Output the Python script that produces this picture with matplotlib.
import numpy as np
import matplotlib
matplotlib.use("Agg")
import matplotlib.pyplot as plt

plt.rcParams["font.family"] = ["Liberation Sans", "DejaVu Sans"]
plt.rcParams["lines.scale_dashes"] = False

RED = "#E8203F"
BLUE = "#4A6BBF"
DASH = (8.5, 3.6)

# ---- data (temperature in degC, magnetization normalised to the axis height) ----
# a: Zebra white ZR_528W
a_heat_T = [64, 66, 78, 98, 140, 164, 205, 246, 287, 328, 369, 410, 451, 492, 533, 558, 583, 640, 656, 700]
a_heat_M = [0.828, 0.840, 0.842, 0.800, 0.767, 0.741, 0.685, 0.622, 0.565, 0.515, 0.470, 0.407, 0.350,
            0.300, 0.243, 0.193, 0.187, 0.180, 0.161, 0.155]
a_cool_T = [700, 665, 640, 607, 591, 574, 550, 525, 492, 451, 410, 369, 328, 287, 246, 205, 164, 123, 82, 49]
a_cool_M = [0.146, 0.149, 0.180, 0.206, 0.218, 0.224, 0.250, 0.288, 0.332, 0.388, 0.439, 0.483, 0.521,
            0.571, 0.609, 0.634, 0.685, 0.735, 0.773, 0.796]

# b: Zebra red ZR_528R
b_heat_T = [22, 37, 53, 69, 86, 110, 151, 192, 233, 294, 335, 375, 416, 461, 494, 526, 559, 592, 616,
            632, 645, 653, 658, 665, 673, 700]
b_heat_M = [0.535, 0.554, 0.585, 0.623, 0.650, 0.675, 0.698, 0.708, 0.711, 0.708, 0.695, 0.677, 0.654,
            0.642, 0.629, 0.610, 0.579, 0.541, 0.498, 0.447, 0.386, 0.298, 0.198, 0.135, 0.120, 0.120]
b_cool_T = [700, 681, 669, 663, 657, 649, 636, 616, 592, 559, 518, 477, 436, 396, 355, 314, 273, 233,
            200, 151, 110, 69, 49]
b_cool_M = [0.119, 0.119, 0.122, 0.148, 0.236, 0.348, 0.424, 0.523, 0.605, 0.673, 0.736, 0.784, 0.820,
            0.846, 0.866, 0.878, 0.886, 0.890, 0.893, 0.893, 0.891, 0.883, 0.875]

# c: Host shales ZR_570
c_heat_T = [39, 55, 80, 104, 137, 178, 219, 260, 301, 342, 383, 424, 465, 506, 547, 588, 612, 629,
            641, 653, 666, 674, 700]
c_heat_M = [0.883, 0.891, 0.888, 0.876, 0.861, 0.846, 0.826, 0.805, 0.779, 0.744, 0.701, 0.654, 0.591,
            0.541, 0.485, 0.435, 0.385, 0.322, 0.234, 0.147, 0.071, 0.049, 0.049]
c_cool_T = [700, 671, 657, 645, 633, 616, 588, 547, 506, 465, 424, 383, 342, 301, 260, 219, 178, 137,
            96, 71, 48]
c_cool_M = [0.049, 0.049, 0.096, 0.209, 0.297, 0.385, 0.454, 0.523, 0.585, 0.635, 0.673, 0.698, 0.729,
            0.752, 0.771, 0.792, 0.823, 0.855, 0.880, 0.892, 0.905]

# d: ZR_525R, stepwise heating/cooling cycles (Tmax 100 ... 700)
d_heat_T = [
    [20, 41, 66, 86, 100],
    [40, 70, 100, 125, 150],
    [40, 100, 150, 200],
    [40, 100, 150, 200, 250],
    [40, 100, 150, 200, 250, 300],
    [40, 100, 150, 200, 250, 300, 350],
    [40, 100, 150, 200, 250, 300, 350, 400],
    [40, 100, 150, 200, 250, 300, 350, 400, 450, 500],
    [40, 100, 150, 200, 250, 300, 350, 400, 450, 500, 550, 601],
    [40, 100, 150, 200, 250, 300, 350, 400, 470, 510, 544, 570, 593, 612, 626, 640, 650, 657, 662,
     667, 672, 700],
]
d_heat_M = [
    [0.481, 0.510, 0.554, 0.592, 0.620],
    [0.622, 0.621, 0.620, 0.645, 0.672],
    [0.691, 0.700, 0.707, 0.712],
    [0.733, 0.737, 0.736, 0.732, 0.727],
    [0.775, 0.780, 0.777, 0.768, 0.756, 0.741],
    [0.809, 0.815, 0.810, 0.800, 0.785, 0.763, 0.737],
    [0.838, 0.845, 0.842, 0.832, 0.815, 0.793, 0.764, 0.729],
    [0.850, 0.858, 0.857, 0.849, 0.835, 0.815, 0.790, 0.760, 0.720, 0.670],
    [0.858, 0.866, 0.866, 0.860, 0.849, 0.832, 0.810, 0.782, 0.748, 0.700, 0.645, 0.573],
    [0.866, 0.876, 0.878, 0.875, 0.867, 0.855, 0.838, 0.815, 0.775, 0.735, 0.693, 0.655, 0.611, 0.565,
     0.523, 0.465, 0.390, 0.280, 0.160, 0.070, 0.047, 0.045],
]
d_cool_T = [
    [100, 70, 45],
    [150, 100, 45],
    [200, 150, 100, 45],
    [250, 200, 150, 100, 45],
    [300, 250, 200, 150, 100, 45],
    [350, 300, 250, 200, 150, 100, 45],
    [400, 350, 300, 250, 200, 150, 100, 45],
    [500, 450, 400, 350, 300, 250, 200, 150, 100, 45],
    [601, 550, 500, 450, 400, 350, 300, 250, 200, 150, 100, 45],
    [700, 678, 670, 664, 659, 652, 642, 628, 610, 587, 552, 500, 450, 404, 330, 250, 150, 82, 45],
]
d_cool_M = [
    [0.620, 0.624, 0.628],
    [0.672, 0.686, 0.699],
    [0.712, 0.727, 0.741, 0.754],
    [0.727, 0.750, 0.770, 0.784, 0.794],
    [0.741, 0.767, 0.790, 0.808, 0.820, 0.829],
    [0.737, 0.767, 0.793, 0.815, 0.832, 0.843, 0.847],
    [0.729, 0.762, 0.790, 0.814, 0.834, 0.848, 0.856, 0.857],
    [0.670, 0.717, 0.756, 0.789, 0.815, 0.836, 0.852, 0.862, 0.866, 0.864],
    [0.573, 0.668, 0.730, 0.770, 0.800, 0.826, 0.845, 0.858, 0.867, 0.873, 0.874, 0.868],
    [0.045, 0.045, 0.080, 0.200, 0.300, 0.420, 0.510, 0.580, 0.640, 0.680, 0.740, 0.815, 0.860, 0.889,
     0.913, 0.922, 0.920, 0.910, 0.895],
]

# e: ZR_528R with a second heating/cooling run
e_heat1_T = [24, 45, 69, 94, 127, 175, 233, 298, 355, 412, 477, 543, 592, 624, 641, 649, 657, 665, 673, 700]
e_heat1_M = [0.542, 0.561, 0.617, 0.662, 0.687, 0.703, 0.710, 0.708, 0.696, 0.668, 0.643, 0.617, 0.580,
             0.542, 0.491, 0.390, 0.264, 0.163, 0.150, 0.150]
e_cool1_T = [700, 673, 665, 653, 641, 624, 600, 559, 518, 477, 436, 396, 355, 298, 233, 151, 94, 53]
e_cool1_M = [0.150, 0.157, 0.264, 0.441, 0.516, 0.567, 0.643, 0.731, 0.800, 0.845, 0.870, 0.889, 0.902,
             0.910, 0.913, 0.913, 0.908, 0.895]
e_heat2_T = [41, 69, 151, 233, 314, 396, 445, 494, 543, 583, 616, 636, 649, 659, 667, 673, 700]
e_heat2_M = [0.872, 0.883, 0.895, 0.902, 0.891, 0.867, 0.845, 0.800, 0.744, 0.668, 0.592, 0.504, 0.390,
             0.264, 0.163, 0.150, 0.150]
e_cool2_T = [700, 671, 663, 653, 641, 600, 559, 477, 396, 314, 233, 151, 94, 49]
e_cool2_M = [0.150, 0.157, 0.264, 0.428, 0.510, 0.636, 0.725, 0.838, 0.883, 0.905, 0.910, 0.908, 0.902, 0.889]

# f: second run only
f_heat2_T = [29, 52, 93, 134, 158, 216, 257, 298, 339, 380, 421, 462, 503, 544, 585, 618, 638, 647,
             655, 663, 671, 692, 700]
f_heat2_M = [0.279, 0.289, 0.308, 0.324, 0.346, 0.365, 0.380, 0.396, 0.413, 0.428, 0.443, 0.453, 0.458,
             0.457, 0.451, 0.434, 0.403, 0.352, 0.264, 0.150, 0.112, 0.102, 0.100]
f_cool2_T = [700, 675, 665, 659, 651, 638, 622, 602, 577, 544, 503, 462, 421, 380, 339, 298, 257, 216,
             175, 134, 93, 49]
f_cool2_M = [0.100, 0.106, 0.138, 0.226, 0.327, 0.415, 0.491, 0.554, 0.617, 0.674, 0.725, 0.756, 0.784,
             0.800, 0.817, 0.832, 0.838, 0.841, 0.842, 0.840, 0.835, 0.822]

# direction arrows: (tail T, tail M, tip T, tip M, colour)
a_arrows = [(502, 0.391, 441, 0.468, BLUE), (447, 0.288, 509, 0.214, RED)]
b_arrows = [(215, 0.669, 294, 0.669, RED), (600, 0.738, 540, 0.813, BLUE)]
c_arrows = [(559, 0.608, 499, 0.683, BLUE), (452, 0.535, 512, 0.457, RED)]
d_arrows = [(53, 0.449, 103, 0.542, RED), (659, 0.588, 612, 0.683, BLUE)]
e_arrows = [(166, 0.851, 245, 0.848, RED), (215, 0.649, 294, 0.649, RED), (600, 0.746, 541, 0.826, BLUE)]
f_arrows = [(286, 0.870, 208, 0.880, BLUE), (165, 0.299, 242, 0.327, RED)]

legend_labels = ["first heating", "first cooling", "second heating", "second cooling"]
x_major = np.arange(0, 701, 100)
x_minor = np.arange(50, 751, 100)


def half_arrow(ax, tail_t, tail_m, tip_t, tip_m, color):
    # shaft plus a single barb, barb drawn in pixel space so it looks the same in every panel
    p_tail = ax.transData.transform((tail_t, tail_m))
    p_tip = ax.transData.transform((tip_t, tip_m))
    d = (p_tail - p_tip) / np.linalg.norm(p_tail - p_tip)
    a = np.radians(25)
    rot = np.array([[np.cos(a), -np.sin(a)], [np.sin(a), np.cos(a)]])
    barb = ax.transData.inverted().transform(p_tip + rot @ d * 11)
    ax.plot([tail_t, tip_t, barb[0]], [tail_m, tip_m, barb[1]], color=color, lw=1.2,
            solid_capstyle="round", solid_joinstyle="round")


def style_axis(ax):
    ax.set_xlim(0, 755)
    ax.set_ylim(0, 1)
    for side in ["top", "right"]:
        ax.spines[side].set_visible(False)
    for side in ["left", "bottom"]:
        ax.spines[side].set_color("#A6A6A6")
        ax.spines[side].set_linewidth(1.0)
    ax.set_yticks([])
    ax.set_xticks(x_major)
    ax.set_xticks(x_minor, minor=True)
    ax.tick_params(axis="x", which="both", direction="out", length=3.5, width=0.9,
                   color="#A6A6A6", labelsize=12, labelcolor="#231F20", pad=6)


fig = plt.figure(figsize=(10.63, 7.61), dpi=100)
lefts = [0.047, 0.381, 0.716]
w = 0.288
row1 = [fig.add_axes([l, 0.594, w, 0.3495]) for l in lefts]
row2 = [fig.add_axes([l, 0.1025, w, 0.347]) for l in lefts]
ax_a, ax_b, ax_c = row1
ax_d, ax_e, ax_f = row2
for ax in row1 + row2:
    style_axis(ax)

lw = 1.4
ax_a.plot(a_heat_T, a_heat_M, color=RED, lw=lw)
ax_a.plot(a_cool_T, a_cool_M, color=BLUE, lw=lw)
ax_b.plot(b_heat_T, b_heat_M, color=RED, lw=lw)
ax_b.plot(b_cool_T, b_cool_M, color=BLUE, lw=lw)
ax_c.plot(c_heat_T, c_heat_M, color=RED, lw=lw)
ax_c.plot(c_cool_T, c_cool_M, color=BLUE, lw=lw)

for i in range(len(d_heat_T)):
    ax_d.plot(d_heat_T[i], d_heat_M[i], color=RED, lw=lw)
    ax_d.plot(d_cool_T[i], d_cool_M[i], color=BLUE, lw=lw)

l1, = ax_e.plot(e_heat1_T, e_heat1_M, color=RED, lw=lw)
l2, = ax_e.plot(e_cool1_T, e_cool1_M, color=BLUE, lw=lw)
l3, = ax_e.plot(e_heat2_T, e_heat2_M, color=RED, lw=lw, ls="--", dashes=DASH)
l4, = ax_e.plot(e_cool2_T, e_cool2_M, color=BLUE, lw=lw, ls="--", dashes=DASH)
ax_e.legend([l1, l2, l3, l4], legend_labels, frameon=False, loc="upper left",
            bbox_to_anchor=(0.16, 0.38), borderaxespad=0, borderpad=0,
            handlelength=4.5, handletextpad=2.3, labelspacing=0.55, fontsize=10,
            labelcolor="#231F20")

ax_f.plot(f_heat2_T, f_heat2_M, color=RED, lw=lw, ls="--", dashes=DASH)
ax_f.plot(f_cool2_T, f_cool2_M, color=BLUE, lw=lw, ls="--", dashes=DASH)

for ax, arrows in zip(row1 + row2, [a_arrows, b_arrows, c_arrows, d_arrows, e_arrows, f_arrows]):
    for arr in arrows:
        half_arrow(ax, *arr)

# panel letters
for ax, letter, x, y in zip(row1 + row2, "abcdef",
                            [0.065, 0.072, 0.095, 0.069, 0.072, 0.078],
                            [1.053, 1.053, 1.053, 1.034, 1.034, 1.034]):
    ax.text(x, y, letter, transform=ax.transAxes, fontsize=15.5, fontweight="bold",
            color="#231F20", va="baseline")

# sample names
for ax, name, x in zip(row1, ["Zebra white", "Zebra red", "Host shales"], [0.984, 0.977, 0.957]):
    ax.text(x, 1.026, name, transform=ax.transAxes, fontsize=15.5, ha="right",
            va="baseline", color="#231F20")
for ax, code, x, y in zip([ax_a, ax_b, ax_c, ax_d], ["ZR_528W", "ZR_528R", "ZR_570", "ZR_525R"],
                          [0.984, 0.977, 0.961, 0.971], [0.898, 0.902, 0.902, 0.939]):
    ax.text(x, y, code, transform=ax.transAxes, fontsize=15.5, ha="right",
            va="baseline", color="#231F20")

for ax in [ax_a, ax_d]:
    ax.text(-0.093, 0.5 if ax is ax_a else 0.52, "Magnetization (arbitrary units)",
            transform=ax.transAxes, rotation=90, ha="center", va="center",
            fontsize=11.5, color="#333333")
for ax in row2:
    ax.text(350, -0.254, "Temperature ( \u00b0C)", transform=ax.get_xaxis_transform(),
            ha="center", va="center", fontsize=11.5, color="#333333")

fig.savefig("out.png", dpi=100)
----------
### SHORT EXERCISE
Quote the listing word for word from its first line through the line in which "DASH = (8.5, 3.6)" appears.

### REPLY
Output the Python script that produces this picture with matplotlib.
import numpy as np
import matplotlib
matplotlib.use("Agg")
import matplotlib.pyplot as plt

plt.rcParams["font.family"] = ["Liberation Sans", "DejaVu Sans"]
plt.rcParams["lines.scale_dashes"] = False

RED = "#E8203F"
BLUE = "#4A6BBF"
DASH = (8.5, 3.6)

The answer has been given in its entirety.